Desejo de tocar. Seu corpo. A materialidade de um corpo que não sei dizer se é dele, de quem é. Pergunto-me se um corpo pode pertencer a alguém. E sei dos assíduos abusos e violações diligentemente praticados por tantas gentes, homens esmagadora maioria. Desejo de tocá-lo. Seu corpo.  Materialidade que encarna. O quê exatamente? Vejo-o deitado. Descubro que lhe pertenço, que basta dirigir-me para ele, que já sou seu. Estou dentro dele. E é ele que me possui. Ele me abarca. Dilato-me. E ele sobeja. Voláteis, as fronteiras evaporam e formam nuvens nesse lugar algum que chamamos de firmamento. Ali estamos. No firmamento. E para que ele esteja em mim, basta um leve movimento do pescoço, olhar de esguelha, conversão, giro, sutil genuflexão, curiosidade. Sinto quando ele se dilata em mim e sou eu que sobejo nessa hora. Ele está dentro de mim e sou eu que o possuo.
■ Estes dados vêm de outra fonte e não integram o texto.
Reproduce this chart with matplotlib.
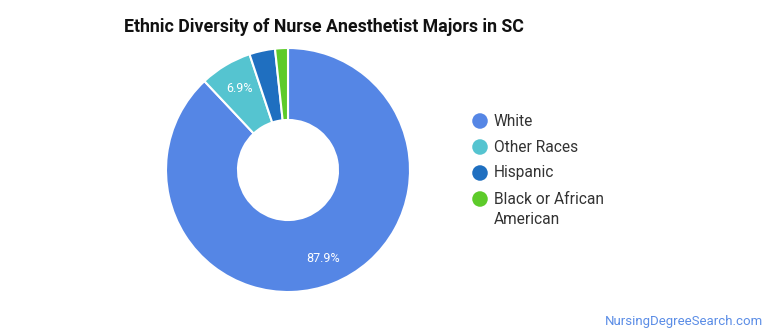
import matplotlib
matplotlib.use("Agg")
import matplotlib.pyplot as plt

categories = ["White", "Other Races", "Hispanic", "Black or African\nAmerican"]
values = [87.9, 6.9, 3.4, 1.7]
colors = ["#5586e5", "#55c4d0", "#1f6fc0", "#5dcb2a"]
title = "Ethnic Diversity of Nurse Anesthetist Majors in SC"
watermark = "NursingDegreeSearch.com"

plt.rcParams['font.family'] = ['Roboto', 'DejaVu Sans']

W, H = 770, 335
fig = plt.figure(figsize=(W / 100, H / 100), dpi=100)

cx, cy, R = 288, 170, 122
ax = fig.add_axes([(cx - R) / W, (H - cy - R) / H, 2 * R / W, 2 * R / H])

wedges, _ = ax.pie(
    values, colors=colors, startangle=90, counterclock=False,
    radius=1.0,
    wedgeprops=dict(width=0.59, edgecolor="white", linewidth=1.5))
import numpy as np
for w, v in zip(wedges, values):
    if v >= 5:
        ang = np.deg2rad((w.theta1 + w.theta2) / 2)
        ax.text(0.78 * np.cos(ang), 0.78 * np.sin(ang), f"{v:.1f}%",
                color="white", fontsize=9, ha="center", va="center")
ax.set_xlim(-1, 1)
ax.set_ylim(-1, 1)
ax.set_aspect("equal")
ax.axis("off")

ov = fig.add_axes([0, 0, 1, 1])
ov.set_xlim(0, W)
ov.set_ylim(H, 0)
ov.axis("off")

ov.text(124, 27, title, fontsize=12.8, fontweight="bold", color="#111111",
        va="center", ha="left")

legend_y = [121, 147, 173, 199]
for lab, col, y in zip(categories, colors, legend_y):
    ov.scatter([480], [y], s=125, color=col, edgecolors="none")
    lines = lab.split("\n")
    for i, line in enumerate(lines):
        ov.text(494, y + 21 * i, line, fontsize=11.2, color="#333333",
                va="center", ha="left")

ov.text(763, 321, watermark, fontsize=9.5, color="#5b8de6", ha="right", va="center")

fig.savefig("out.png", dpi=100, facecolor="white")
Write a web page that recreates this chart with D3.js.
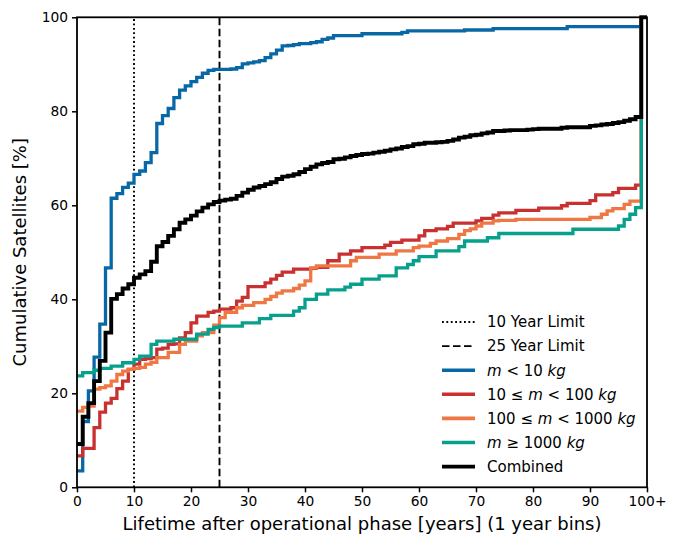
<!DOCTYPE html>
<html><head><meta charset="utf-8">
<script src="https://cdn.jsdelivr.net/npm/d3@7"></script>
<style>body{margin:0;background:#fff}svg{display:block;font-family:"DejaVu Sans",sans-serif}</style>
</head><body><svg id="c" width="681" height="536"></svg>
<script>
const years = d3.range(0, 101);
const xTicks = [0,10,20,30,40,50,60,70,80,90,100];
const xTickLabels = ["0","10","20","30","40","50","60","70","80","90","100+"];
const yTicks = [0,20,40,60,80,100];
const limits = [{year:10, label:"10 Year Limit", dash:"1.8,2.6"},{year:25, label:"25 Year Limit", dash:"7.5,3.5"}];

const blue = [3.5,14.0,20.5,27.7,34.7,46.7,61.5,62.5,63.8,64.7,
66.6,67.3,69.1,71.2,77.4,79.1,80.6,82.9,84.5,85.4,
86.3,87.2,88.1,88.7,88.9,88.9,88.9,89.0,89.3,90.1,
90.3,90.5,90.8,91.4,92.2,93.0,93.9,94.0,94.2,94.4,
94.4,94.6,94.8,95.3,95.6,96.1,96.1,96.1,96.1,96.1,
96.5,96.5,96.5,96.5,96.5,96.5,96.5,96.8,97.1,97.1,
97.1,97.1,97.1,97.1,97.1,97.1,97.1,97.1,97.3,97.3,
97.3,97.3,97.3,97.6,97.6,97.6,97.6,97.6,97.6,97.6,
97.6,97.6,97.6,97.6,97.6,97.6,98.0,98.0,98.0,98.0,
98.0,98.0,98.0,98.0,98.0,98.0,98.0,98.0,98.0,100,100];
const red = [6.7,8.3,8.3,12.7,16.0,17.9,18.9,21.0,22.6,25.1,
26.2,27.2,27.4,27.6,29.4,29.6,30.4,30.5,31.8,32.9,
35.0,36.4,36.4,37.2,37.5,37.9,37.9,38.2,39.6,40.4,
42.7,42.7,42.7,43.5,44.3,45.1,45.8,45.8,46.4,46.4,
46.4,46.6,46.8,46.8,48.2,48.2,49.6,49.6,50.3,50.3,
51.0,51.0,51.0,51.0,51.5,52.1,52.1,52.6,52.6,52.6,
53.5,54.6,54.6,55.0,55.0,55.5,56.2,56.2,56.2,56.2,
56.7,57.2,57.2,57.9,58.4,58.4,58.4,58.9,58.9,58.9,
58.9,59.4,59.4,59.4,59.4,59.9,60.4,60.4,60.4,60.4,
61.0,62.2,62.2,62.2,62.7,63.6,63.6,63.6,64.3,100,100];
const orange = [16.2,17.0,17.3,20.9,21.2,21.6,22.6,24.0,24.7,25.1,
25.3,25.5,26.2,26.6,27.6,27.6,28.7,28.7,30.4,31.1,
31.1,32.2,32.9,32.9,34.5,36.1,37.2,37.2,38.2,38.7,
38.7,39.3,39.3,40.0,40.6,41.3,41.8,41.8,42.3,43.0,
43.9,46.7,47.1,47.1,47.1,47.1,47.1,47.1,48.2,48.9,
48.9,48.9,48.9,49.6,49.6,49.6,50.3,50.3,50.3,51.0,
51.3,51.3,51.9,52.4,52.4,52.9,52.9,53.8,54.6,55.0,
55.6,56.2,56.2,56.7,56.8,56.8,56.8,57.0,57.0,57.0,
57.0,57.0,57.0,57.0,57.0,57.0,57.0,57.0,57.0,57.0,
57.4,57.4,58.1,58.8,59.3,59.3,60.2,60.9,60.9,100,100];
const teal = [23.7,24.4,24.4,24.9,25.3,25.3,25.8,25.8,26.5,26.5,
27.2,27.9,27.9,30.4,31.1,31.1,31.1,31.5,31.5,31.5,
31.5,32.6,32.6,33.6,34.0,34.3,34.3,34.3,34.3,35.0,
35.0,35.0,35.9,35.9,36.6,36.6,36.6,36.6,37.5,38.2,
40.0,40.0,41.1,41.1,42.0,42.0,42.0,42.6,43.2,43.2,
44.3,44.3,44.3,45.0,45.0,45.0,46.7,46.7,47.4,48.2,
49.1,49.1,49.1,50.3,50.3,50.3,50.3,51.2,52.4,52.4,
52.4,52.4,53.1,53.1,54.0,54.0,54.0,54.0,54.0,54.0,
54.0,54.0,54.0,54.0,54.0,54.0,54.0,54.9,54.9,54.9,
54.9,54.9,54.9,54.9,54.9,55.6,57.0,58.1,59.5,100,100];
const combined = [9.2,15.0,17.9,22.6,26.9,32.9,40.1,41.1,42.3,43.2,
44.6,45.3,46.0,48.0,51.3,52.2,53.5,54.9,56.3,57.0,
57.8,58.7,59.5,60.2,60.7,61.0,61.2,61.4,62.0,62.7,
63.3,63.8,64.1,64.5,64.9,65.6,66.1,66.3,66.6,67.1,
67.7,68.2,68.7,69.0,69.2,69.8,69.9,70.2,70.5,70.7,
70.9,71.0,71.2,71.4,71.6,71.9,72.1,72.4,72.6,73.0,
73.1,73.3,73.3,73.4,73.5,73.7,74.0,74.4,74.6,74.9,
75.0,75.3,75.5,75.8,75.8,75.9,76.0,76.0,76.0,76.1,
76.2,76.3,76.3,76.3,76.3,76.5,76.6,76.6,76.6,76.6,
76.9,77.0,77.2,77.3,77.5,77.7,78.0,78.3,78.8,100,100];

const seriesNames = ["m<10","10-100","100-1000","m>=1000","Combined"];
const seriesValues = [blue, red, orange, teal, combined];
const seriesColors = ["#0868a6","#c8312f","#ee7744","#06a08c","#000000"];
const seriesWidths = [3.3, 3.3, 3.3, 3.3, 3.9];

const svg = d3.select("#c");
const m = {left:77, top:17.3, right:34, bottom:48.7};
const W = 681 - m.left - m.right, H = 536 - m.top - m.bottom;
const g = svg.append("g").attr("transform", `translate(${m.left},${m.top})`);
const x = d3.scaleLinear().domain([0,100]).range([0,W]);
const y = d3.scaleLinear().domain([0,100]).range([H,0]);

const defs = svg.append("defs");
defs.append("clipPath").attr("id","clip").append("rect").attr("x",0).attr("y",-2).attr("width",W).attr("height",H+4);

// limit lines
g.selectAll("line.lim").data(limits).join("line").attr("class","lim")
  .attr("x1",d=>x(d.year)).attr("x2",d=>x(d.year)).attr("y1",y(0)).attr("y2",y(100))
  .attr("stroke","#000").attr("stroke-width",1.9).attr("stroke-dasharray",d=>d.dash);

const line = d3.line().x((d,i)=>x(years[i])).y(d=>y(d)).curve(d3.curveStepAfter);
const lines = g.append("g").attr("clip-path","url(#clip)");
seriesValues.forEach((vals,k)=>{
  lines.append("path").datum(vals).attr("d",line).attr("fill","none")
    .attr("stroke",seriesColors[k]).attr("stroke-width",seriesWidths[k]).attr("stroke-linejoin","miter");
});

// axes
const xAxis = d3.axisBottom(x).tickValues(xTicks).tickFormat((d,i)=>xTickLabels[i]).tickSize(5).tickPadding(4);
const yAxis = d3.axisLeft(y).tickValues(yTicks).tickSize(5).tickPadding(4);
const gx = g.append("g").attr("transform",`translate(0,${H})`).call(xAxis);
const gy = g.append("g").call(yAxis);
[gx,gy].forEach(a=>{
  a.select(".domain").remove();
  a.selectAll(".tick line").attr("stroke","#000").attr("stroke-width",1.5);
  a.selectAll(".tick text").attr("fill","#000").style("font-size","13.8px").style("font-family","DejaVu Sans");
});
g.append("rect").attr("x",0).attr("y",0).attr("width",W).attr("height",H)
  .attr("fill","none").attr("stroke","#000").attr("stroke-width",1.8);

g.append("text").attr("x",W/2).attr("y",H+43).attr("text-anchor","middle")
  .style("font-size","18px").text("Lifetime after operational phase [years] (1 year bins)");
g.append("text").attr("transform",`translate(${-51},${H/2}) rotate(-90)`).attr("text-anchor","middle")
  .style("font-size","18px").text("Cumulative Satellites [%]");

// legend
const legend = svg.append("g").attr("transform","translate(442,322)");
const legItems = [
  {parts:[["10 Year Limit",false]], color:"#000", dash:limits[0].dash, w:1.9},
  {parts:[["25 Year Limit",false]], color:"#000", dash:limits[1].dash, w:1.9},
  {parts:[["m",true],[" < 10 ",false],["kg",true]], color:seriesColors[0], w:3.6},
  {parts:[["10 ≤ ",false],["m",true],[" < 100 ",false],["kg",true]], color:seriesColors[1], w:3.6},
  {parts:[["100 ≤ ",false],["m",true],[" < 1000 ",false],["kg",true]], color:seriesColors[2], w:3.6},
  {parts:[["m",true],[" ≥ 1000 ",false],["kg",true]], color:seriesColors[3], w:3.6},
  {parts:[["Combined",false]], color:"#000", w:3.8}
];
legItems.forEach((it,i)=>{
  const row = legend.append("g").attr("transform",`translate(0,${i*24.1})`);
  row.append("line").attr("x1",0).attr("x2",33).attr("y1",0).attr("y2",0)
    .attr("stroke",it.color).attr("stroke-width",it.w).attr("stroke-dasharray",it.dash||null);
  const t = row.append("text").attr("x",45).attr("y",5.3).style("font-size","15px");
  it.parts.forEach(p=>{ t.append("tspan").text(p[0]).attr("font-style",p[1]?"italic":null).attr("xml:space","preserve"); });
});
</script></body></html>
Não trafego entre a luz e a escuridão. Eis a metáfora que não me encanta. E percebi como eu também me deixei seduzir pelo jogo da luz e da escuridão, canto de sereia que me desviou da palavra.

As palavras são oferendas de sentidos; atos, sim, atos em que simultaneamente agradecemos o que recebemos e colocamos à disposição de outras pessoas aquilo que trazemos.

Por isso, no fim da tua carta, agradeces em maiúsculas três vezes. Não me agradeces. Agradeces transitivamente: as palavras, a experiência. E encerras a carta agradecendo intransitivamente, sem complementos, ainda que a gramática não te autorize.

Serei franco: a clareza e a escuridão são um truque que se perpetua há séculos para reduzir nosso corpo e nossa mente ao olhar. Saber e ignorar de há muito clamam por outras figuras. A nós, missivistas incorrigíveis, a tarefa de escrevê-las.

Todo seu,
Caio Marques.

quarta-feira, 7 de março de 2018


Querida Anita Lopes.

Faz tempo. Como admiro essa expressão ‘faz tempo’: a ideia de fazer tempo.

Escrevo-te e ao mesmo tempo em que traço as palavras no papel, vou dizendo-as em voz alta. Escrevo assim: em alto e bom som. E na minha boca, enquanto move-se a língua úmida, são tantos seixos coloridos que se remoem. E nesse remoer, ouço o som dos seixos que roçam uns nos outros, brilha a faísca inaugural das pequenas pedras que se batem e não sei mais em que língua falo e escrevo. A língua materna empena e nas fissuras alojam-se línguas de curta duração, línguas inexpugnáveis, línguas imprestáveis, línguas bárbaras, línguas compreensíveis apenas daqui para ali, e, mais adiante, aquela mesma palavra dita pela mesma pessoa não oferece mais qualquer sentido.

Queria te escrever sobre seriedades: museu, parque, Lygia Pape, literatura, amor. Escrevo e risco, e desgosto.

A sala está negra. Estou no breu. Os filamentos distendidos parecem fachos de luz, que alumiam. Às vezes vejo suas pontas; amarradas em pregos no chão, formando quadrados. Leves, as sombras dos filamentos. A sala está negra. Estou no breu. Os fios materializam conexões e conduzem a energia que tornará a obra visível. Mas o fio é também corte, como se o breu tivesse sido talhado à faca. A incisão é uma espécie de fibra que dá musculatura à poesia. Escrevo e risco, e corto. E cada talho descobre um fluxo de vida. Salve, Lygia Pape!

As palavras distendidas parecem fachos de luz, que alumiam. Às vezes vejo suas pontas, amarradas em pregos no chão. Leves, as sombras das palavras. A sala está negra. Estou no breu. As palavras materializam conexões e conduzem a energia que tornará a carta legível. Mas a palavra é também corte, como se o breu tivesse sido entalhado à faca. A incisão é uma espécie de fibra, que dá musculatura à poesia. Escrevo, e risco, e gosto. Mesmo daquilo que desgosto, gosto. Um amor pela fibra da palavra, pelo corte da escrita, pelo fio da carta.

Anita, encontrei um guarda-chuva num poema. Faz tempo. Descobri depois que era uma oferenda. O tempo fechou e a chuva obstinada inundou minha boca de seixos. Percebi, então, que é isso o que as palavras fazem, oferecem sentidos, oferendas de sentidos.

Assim como à beira-mar deposito flores para Iemanjá, ofereço essas palavras no mar dos seus olhos, agradecimento e pedido, esperança e satisfação.